For the health department at Swan Creek Village Center, the county pays $62,567.88 annually for rent, taxes and maintenance of the 3,100-square-foot WIC office, as well as $96,992.28 for rent, taxes and maintenance of the 4,850-square-foot Care Coordination office, county government spokesperson Cindy Mumby said last month. The state pays BGE costs for both offices.
The county pays $301,962.60 for rent, taxes and maintenance of the 12,645-square-foot economic development office, plus BGE costs.
Mumby noted the county also gets a rental income from sub-tenants, start-up companies who use some of the economic development space which serves as a so-called business incubator. Because they are on a month-to-month basis, the county gets an average income of $60,000 to $70,000 annually from those tenants, she said.
"We put this out for bid through procurement," she said about the decision to bring the health department divisions to Swan Creek, explaining the county received three proposals and the health department administration agreed the Havre de Grace site was close to Aberdeen, as well as being close to an Upper Chesapeake Health clinic location and a bus stop.
Although the local health department is considered part of the Maryland Department of Health and Mental Hygiene, the county is still responsible for much of its operating costs, including providing adequate space for its operations.
Outside of Swan Creek, the county pays $1,168,102.56 in annual leases for health department offices, according to Mumby.
Those leases include two units for a storage facility at 1007 block of Edgewood Road in Edgewood; 14,000 square feet for Clinical Services at 1321 Woodbridge Center Way in Edgewood, which is the department's administrative headquarters; 4,911 square feet for the dental clinic at 2204 Hanson Road in Edgewood, 3,400 square feet for health services at 1 North Main Street in Bel Air; and 26,898 square feet at 120 Hays Street in Bel Air.
Mumby said the health department pays two-thirds of the cost for the leases for the dental clinic, health services and addiction services at 120 Hays St.
The latter building is across the street from the former health department headquarters, a 1950s era building that was razed following years of deterioration.
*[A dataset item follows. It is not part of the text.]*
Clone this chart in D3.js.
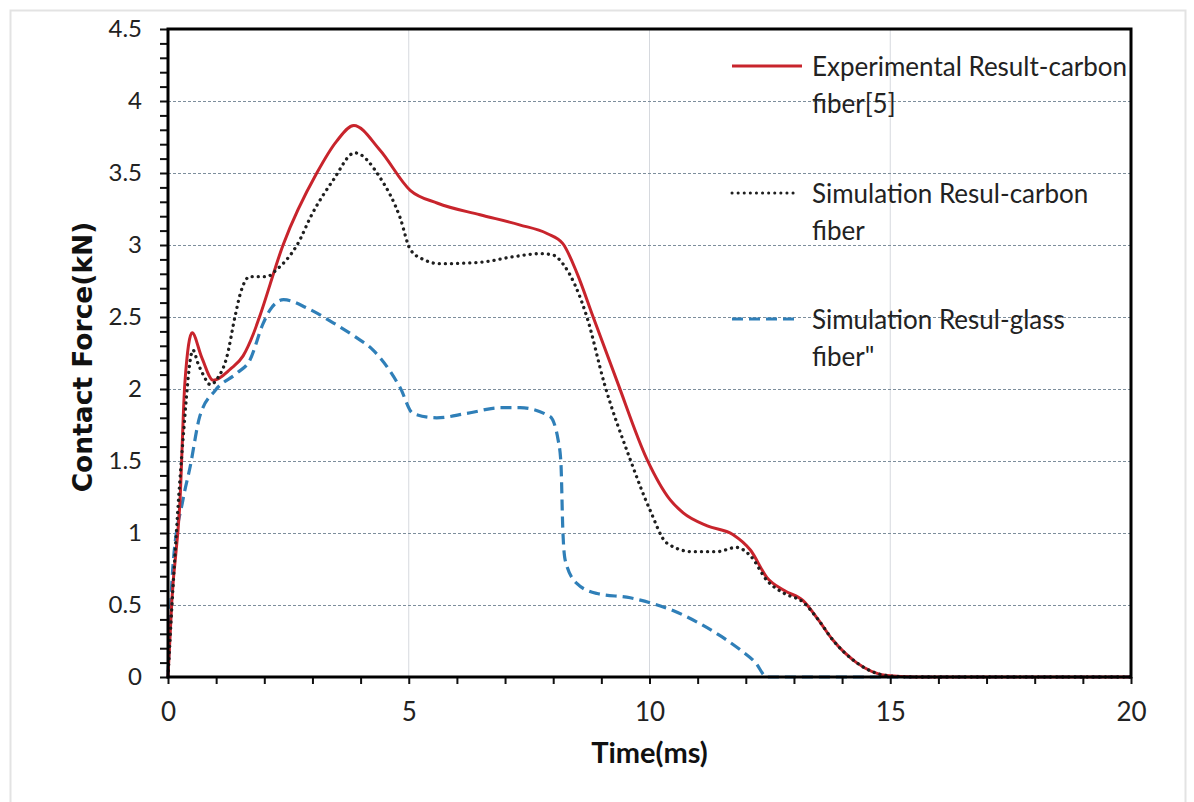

At the time it was torn down, the previous county administration of county executive David Craig planned to eventually consolidate all health department operations at a four-story building and adjoining parking garage proposed next to the Sheriff's Office Southern Precinct station on Route 40 in Edgewood.
By the time Craig left office in late 2014, however, support for funding the multi-million dollar health building had waned among members of the last County Council, whose president, Billy Boniface, moved on to become Glassman's director of administration.
As council president, Boniface had questioned the affordability of the health department building after the county had borrowed millions to construct the Southern Precinct building, expand the Abingdon Water Treatment and to build a new emergency operations center in Hickory, among other projects completed during Craig's tenure.
Glassman's administration has "no interest to consolidate health offices at this time," Mumby said. "As you know, that capital project is not moving forward."